▶ [Required task]: Only the lines from the one containing "Rebuild this chart" through the one containing "scheme_min = [12.5, 16.5, 33.5, 40, 48]" should be duplicated, exactly as they appear. Pictures are to be left out.

— Begin Supplied data —

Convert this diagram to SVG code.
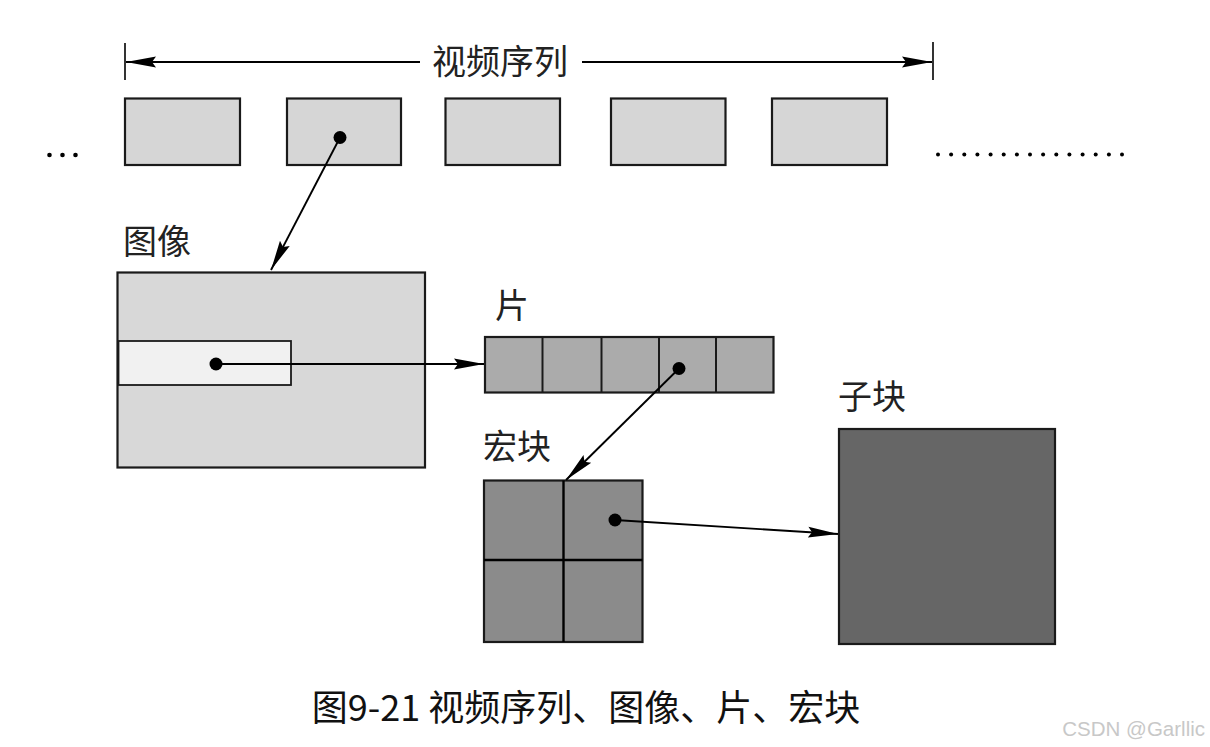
<svg xmlns="http://www.w3.org/2000/svg" width="1210" height="747" viewBox="0 0 1210 747">
<defs>
<marker id="ah" markerUnits="userSpaceOnUse" markerWidth="32" markerHeight="14" refX="30" refY="7" orient="auto">
<path d="M0,1.5 L30,7 L0,12.5 L4,7 z" fill="#000"/>
</marker>
<style>
.lbl{font-family:"Noto Sans CJK SC","Noto Sans CJK JP",sans-serif;font-size:34px;fill:#222}
.frame{fill:#d6d6d6;stroke:#1a1a1a;stroke-width:2.2}
.dot{fill:#000}
.con{stroke:#000;stroke-width:1.9;fill:none}
.dots{fill:#000}
</style>
</defs>
<rect width="1210" height="747" fill="#fff"/>

<g id="sequence">
<line x1="125" y1="43" x2="125" y2="80" stroke="#000" stroke-width="1.6"/>
<line x1="933" y1="42" x2="933" y2="80" stroke="#000" stroke-width="1.6"/>
<line class="con" x1="420" y1="62" x2="126" y2="62" marker-end="url(#ah)"/>
<line class="con" x1="582" y1="62" x2="932" y2="62" marker-end="url(#ah)"/>
<text class="lbl" x="500" y="74" text-anchor="middle" font-size="36">视频序列</text>
</g>

<g id="frames">
<rect class="frame" x="125" y="98.5" width="115" height="66.5"/>
<rect class="frame" x="287" y="98.5" width="114" height="66.5"/>
<rect class="frame" x="445.5" y="98.5" width="114.5" height="66.5"/>
<rect class="frame" x="611" y="98.5" width="114.5" height="66.5"/>
<rect class="frame" x="772" y="98.5" width="115" height="66.5"/>
<circle class="dot" cx="340" cy="137.5" r="6.5"/>
</g>

<g id="ellipsis">
<circle class="dots" cx="49.5" cy="155" r="2.3"/>
<circle class="dots" cx="62.5" cy="155" r="2.3"/>
<circle class="dots" cx="75.5" cy="155" r="2.3"/>
<circle class="dots" cx="938" cy="154.5" r="2"/><circle class="dots" cx="951.1" cy="154.5" r="2"/><circle class="dots" cx="964.3" cy="154.5" r="2"/><circle class="dots" cx="977.4" cy="154.5" r="2"/><circle class="dots" cx="990.6" cy="154.5" r="2"/><circle class="dots" cx="1003.7" cy="154.5" r="2"/><circle class="dots" cx="1016.9" cy="154.5" r="2"/><circle class="dots" cx="1030" cy="154.5" r="2"/><circle class="dots" cx="1043.1" cy="154.5" r="2"/><circle class="dots" cx="1056.3" cy="154.5" r="2"/><circle class="dots" cx="1069.4" cy="154.5" r="2"/><circle class="dots" cx="1082.6" cy="154.5" r="2"/><circle class="dots" cx="1095.7" cy="154.5" r="2"/><circle class="dots" cx="1108.9" cy="154.5" r="2"/><circle class="dots" cx="1122" cy="154.5" r="2"/>
</g>

<g id="picture">
<text class="lbl" x="123" y="254">图像</text>
<rect x="117.5" y="272.5" width="307.5" height="195" fill="#d8d8d8" stroke="#1a1a1a" stroke-width="2.2"/>
<rect x="118.5" y="341" width="172.5" height="44" fill="#f1f1f1" stroke="#1a1a1a" stroke-width="1.8"/>
<circle class="dot" cx="216" cy="364" r="6.5"/>
</g>

<g id="slice">
<text class="lbl" x="495" y="318">片</text>
<rect x="485" y="337" width="288.5" height="55.5" fill="#ababab" stroke="#1a1a1a" stroke-width="2.2"/>
<line x1="542.5" y1="337" x2="542.5" y2="392.5" stroke="#1a1a1a" stroke-width="2"/>
<line x1="601.5" y1="337" x2="601.5" y2="392.5" stroke="#1a1a1a" stroke-width="2"/>
<line x1="659" y1="337" x2="659" y2="392.5" stroke="#1a1a1a" stroke-width="2"/>
<line x1="716" y1="337" x2="716" y2="392.5" stroke="#1a1a1a" stroke-width="2"/>
<circle class="dot" cx="679" cy="368.5" r="6.5"/>
</g>

<g id="macroblock">
<text class="lbl" x="483" y="459">宏块</text>
<rect x="484" y="480.5" width="158.5" height="161.5" fill="#8b8b8b" stroke="#1a1a1a" stroke-width="2.2"/>
<line x1="563.5" y1="480.5" x2="563.5" y2="642" stroke="#000" stroke-width="2.4"/>
<line x1="484" y1="560" x2="642.5" y2="560" stroke="#000" stroke-width="2.4"/>
<circle class="dot" cx="615" cy="520" r="6.5"/>
</g>

<g id="subblock">
<text class="lbl" x="838" y="409">子块</text>
<rect x="839" y="429" width="216" height="215" fill="#666666" stroke="#1a1a1a" stroke-width="2.2"/>
</g>

<g id="connectors">
<line class="con" x1="340" y1="137.5" x2="271" y2="270" marker-end="url(#ah)"/>
<line class="con" x1="216" y1="364" x2="484" y2="364" marker-end="url(#ah)"/>
<line class="con" x1="679" y1="368.5" x2="566" y2="480" marker-end="url(#ah)"/>
<line class="con" x1="615" y1="520" x2="838" y2="534" marker-end="url(#ah)"/>
</g>

<g id="caption">
<text x="586" y="721" text-anchor="middle" font-family="'Noto Sans CJK SC','Noto Sans CJK JP',sans-serif" font-size="36" fill="#111">图9-21 视频序列、图像、片、宏块</text>
<text x="1205" y="736" text-anchor="end" font-family="'Liberation Sans',Arial,sans-serif" font-size="20.5" fill="#c8c8c8">CSDN @Garllic</text>
</g>
</svg>
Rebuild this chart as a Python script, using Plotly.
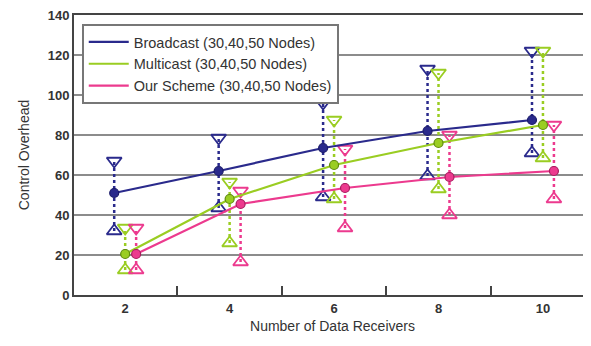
import plotly.graph_objects as go

receivers = ["2", "4", "6", "8", "10"]

broadcast_avg = [51, 62, 73.5, 82, 87.5]
broadcast_max = [67, 78.5, 96, 113, 122]
broadcast_min = [32, 43.5, 49, 59.5, 71]

multicast_avg = [20.5, 48, 65, 76, 85]
multicast_max = [33.5, 56.5, 87.5, 111, 122]
multicast_min = [12.5, 26, 48, 53, 68.5]

scheme_avg = [20.5, 45.5, 53.5, 59, 62]
scheme_max = [33.5, 52, 73, 80, 85]
scheme_min = [12.5, 16.5, 33.5, 40, 48]

series = [
    ("Broadcast (30,40,50 Nodes)", broadcast_avg, broadcast_max, broadcast_min, "#2a2a8c", "#1c1c6a", -0.105),
    ("Multicast (30,40,50 Nodes)", multicast_avg, multicast_max, multicast_min, "#9acd22", "#5f8a10", 0.0),
    ("Our Scheme (30,40,50 Nodes)", scheme_avg, scheme_max, scheme_min, "#ec3a8e", "#a81d5e", 0.105),
]

fig = go.Figure()
idx = list(range(len(receivers)))

for name, avg, mx, mn, col, dark, off in series:
    xs = [i + off for i in idx]
    vx, vy = [], []
    for x, a, b in zip(xs, mn, mx):
        vx += [x, x, None]
        vy += [a, b, None]
    fig.add_trace(go.Scatter(x=vx, y=vy, mode="lines", line=dict(color=col, width=2.5, dash="dot"),
                             showlegend=False, hoverinfo="skip"))
    fig.add_trace(go.Scatter(x=xs, y=mx, mode="markers", showlegend=False,
                             marker=dict(symbol="triangle-down-open", size=13, color=col, line=dict(width=1.8))))
    fig.add_trace(go.Scatter(x=xs, y=mn, mode="markers", showlegend=False,
                             marker=dict(symbol="triangle-up-open", size=13, color=col, line=dict(width=1.8))))

for name, avg, mx, mn, col, dark, off in series:
    xs = [i + off for i in idx]
    fig.add_trace(go.Scatter(x=xs, y=avg, mode="lines", name=name, line=dict(color=col, width=2.2)))

for name, avg, mx, mn, col, dark, off in series:
    xs = [i + off for i in idx]
    fig.add_trace(go.Scatter(x=xs, y=avg, mode="markers", showlegend=False,
                             marker=dict(symbol="circle", size=9, color=col, line=dict(color=dark, width=1.2))))

font = "Liberation Sans, Arial, sans-serif"
fig.update_layout(
    width=583, height=338,
    margin=dict(l=66, r=0, t=7, b=51, autoexpand=False),
    paper_bgcolor="white", plot_bgcolor="white",
    font=dict(family=font, color="#333333", size=13),
    showlegend=True,
    legend=dict(x=0.015, y=0.968, xanchor="left", yanchor="top",
                bordercolor="#777777", borderwidth=2, bgcolor="white", itemwidth=40,
                font=dict(size=14.5, color="#333333"), tracegroupgap=0),
    xaxis=dict(range=[-0.49, 4.46], tickvals=idx, ticktext=receivers, ticks="", showgrid=False,
               zeroline=False, showline=True, linecolor="#444444", linewidth=2, mirror="all",
               automargin=False, ticklabeloverflow="allow",
               tickfont=dict(size=13, weight="bold", color="#333333"),
               title=dict(text="Number of Data Receivers", font=dict(size=14), standoff=7)),
    xaxis2=dict(overlaying="x", side="bottom", range=[-0.49, 4.46], automargin=False,
                tickvals=[i + 0.5 for i in idx[:-1]], ticks="inside", ticklen=9, tickwidth=2,
                tickcolor="#444444", showticklabels=False, showgrid=False, zeroline=False, showline=False),
    yaxis=dict(range=[0, 140], dtick=20, showgrid=True, gridcolor="#8c8c8c", gridwidth=1.5,
               zeroline=False, showline=True, linecolor="#444444", linewidth=2, ticks="",
               automargin=False, ticklabeloverflow="allow",
               tickfont=dict(size=13, weight="bold", color="#333333"),
               title=dict(text="Control Overhead", font=dict(size=14))),
)
fig.add_trace(go.Scatter(x=[None], y=[None], xaxis="x2", showlegend=False, hoverinfo="skip"))

fig.write_html("out.html")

— End Supplied data —

▶ [Answer in full]:
Rebuild this chart as a Python script, using Plotly.
import plotly.graph_objects as go

receivers = ["2", "4", "6", "8", "10"]

broadcast_avg = [51, 62, 73.5, 82, 87.5]
broadcast_max = [67, 78.5, 96, 113, 122]
broadcast_min = [32, 43.5, 49, 59.5, 71]

multicast_avg = [20.5, 48, 65, 76, 85]
multicast_max = [33.5, 56.5, 87.5, 111, 122]
multicast_min = [12.5, 26, 48, 53, 68.5]

scheme_avg = [20.5, 45.5, 53.5, 59, 62]
scheme_max = [33.5, 52, 73, 80, 85]
scheme_min = [12.5, 16.5, 33.5, 40, 48]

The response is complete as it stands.